Lexing/parsing and execution is done beforehand, and only depends on the optic. Realization is done by the core, calling onto the unrealized query, turning into a Tantivy query. This is necessary because Matching requires a schema as well as a FastFieldReader to be turned into a Tantivy query. Realization should be close to simply cloning data directly and filling up some blanks.

I haven't fully investigated, but it seems like neither Schemas nor FastFieldReaders change... pretty much ever (FastFieldReaders get cloned every time, but they only have an inner Arc, so... idk?), so potentially realization could be done once, which allows realization to be slower.

The advantage of this structure is that it allows the Optic language to be much more complex, and affords a large margin in the implementation of the execution (meaning said implementation is infinitely easier as it doesn't require nearly as much thinking). Since it removes Optic compilation from the code executed during a search, searches using optics can also be faster.

A possible language

Basing off of the existing language:

  1. A Matching is a condition that can either be true or false for a specific page
  2. A Matching can either be a composite of several other Matchings (more on that later), or a condition on a field of a page.
  3. An Action is something that impacts a search result, such as boosting/demoting or discarding.
  4. A Rule is a Matching and an Action. Only one action, because two different actions can always be combined into 1 rather easily.
  5. A program (mostly) outputs a list of Rules. Rules are applied independently.

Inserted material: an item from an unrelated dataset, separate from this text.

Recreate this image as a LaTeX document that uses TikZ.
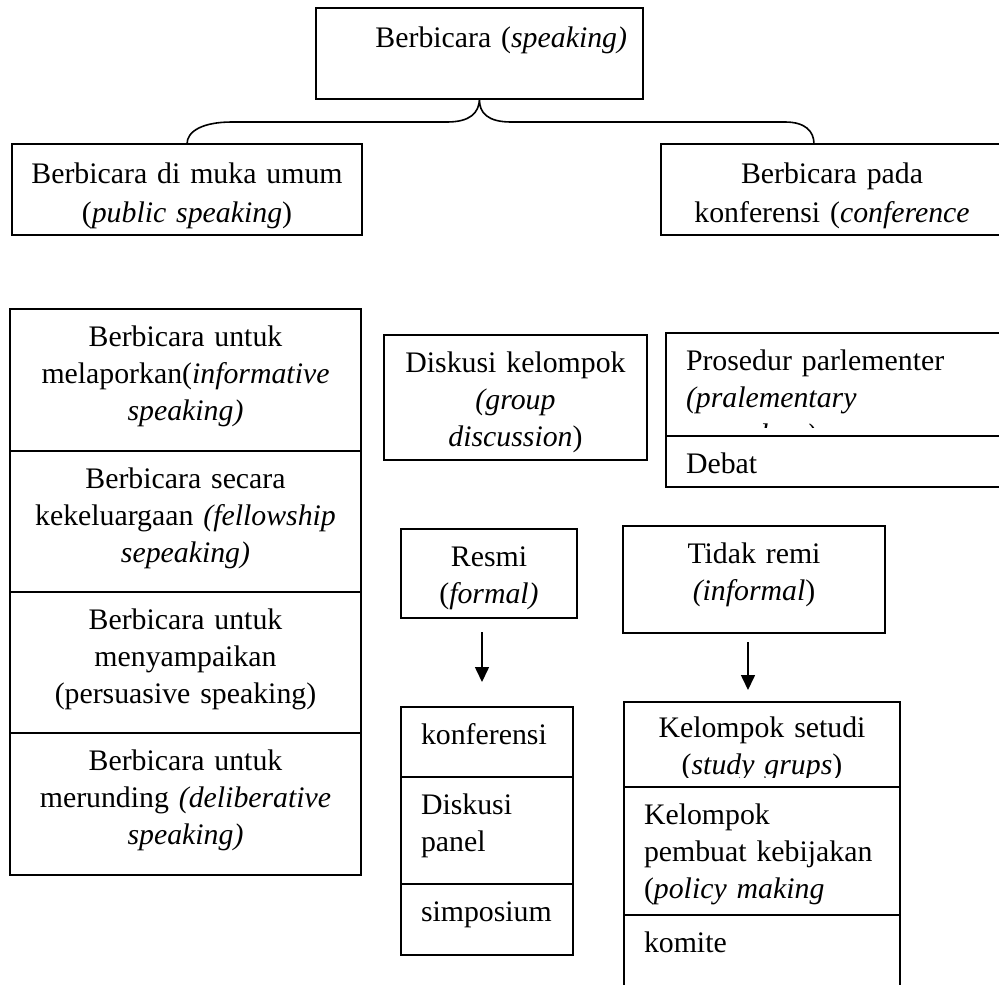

These definitions effectively define all of the non-standard types of almost any possible Optic language: Matching, Action, Rule.

Notice that effectively all complex programs are essentially iterations on a list. This would therefore be an array of strings. Often, these are "iterated" over, and turned into a single matching with a straightforward mapping and combination. This is why I propose a functional-ish language for Optic, based off of Rust's functional features. Here's a syntax example.

let urls = ["https://google.com", "https://yahoo.com"];

let search_engines = urls
    map url -> Match.Site(url)
    combine Match.And;

publish search_engines, Action.Discard;

Please note that I am very much open to better syntaxes.

This language has bools, ints, floats, strings, and lists. Since it's functional, functions are also types.

Note that all variables are immutable.

Standard library: List<I>:

Implementation-wise, many combinations of these can be simplified to simpler Tantivy queries, since a BooleanQuery is more general than just And, Or or Not.

Action: Boost(value: float), Downrank(value: float), Discard, Keep.

publish is a global function/syntax sugar which takes in a Match and an action, and applies it as a Rule. Boost and Downranks combine, and Keep always takes priority over Discard.

NOTE: this means DiscardNonMatching goes from magic to just publish Match.Always, Action.Discard; at the start. However it doesn't seem easy to define as a BooleanQuery. Maybe a custom Query type is necessary for this kind of linear combination. Hey, maybe that can be another kind of Match, linearly applying one rule after another. Food for thought idk.

Something to think about is how to allow large amounts of data to be inputted without mixing code and data. One possibility is to have some kind of "data section" at the end of the optic, which can contain constants, to dump lists of websites. Something like data urls; which promises that we'll define urls in the data section.

Liking and disliking websites becomes a global function like publish, and take a string. I don't like it much, but internally liking stuff is really distinct from rules, so... yeah.

mikkeldenker commented 4 months ago

First of all, this is an incredibly well thought out proposal! I very much agree that the ergonomics of optics could be much better.

We have a bit of an odd requirement for optics in the sense that we need to make sure it is not turing complete, and that we can prove that any program written in the language halts. Otherwise, someone could easily take down the production servers. This imposes a fair bit of constraints on the features we can allow directly in the language. I would therefore propose that we essentially use the current structure as 'assembly instructions' and build some nice libraries in existing languages (python, prolog, haskell etc.) that in a way compiles the optic. The compiled optic file can then be changed to be a gzipped binary encoding of the current optic structure.

I think this approach would have multiple benefits over the approach we use today

Perhaps we should also go ahead and remove the ranking signal adjustments from optics and expose them as a HasMap<Signal, f64> parameter in the API instead. I think this is something that hardly anyone would use in optics anyway, and it makes the optic too tightly coupled with the search engine that executes it (which signals are allowed? what are their value distributions? etc.).

I agree that we should internally move as much as possible out from the core crate into optics so that core just gets a set of tantivy queries to execute. This would indeed make it way easier to maintain and remove the magic around DiscardNonMatching as you proposed.

What do you think about this? I don't really know what the syntax for the libraries should be yet, but I think we can come up with something that's really nice to use.

(huge credits to @oeb25 here)

wezm commented 4 months ago

We have a bit of an odd requirement for optics in the sense that we need to make sure it is not turing complete

This sounds a lot like configuration languages like Nickel, Dhall, Starlark and others. Would it be worth adopting one of these existing languages that already support many/all of the features described in the top post?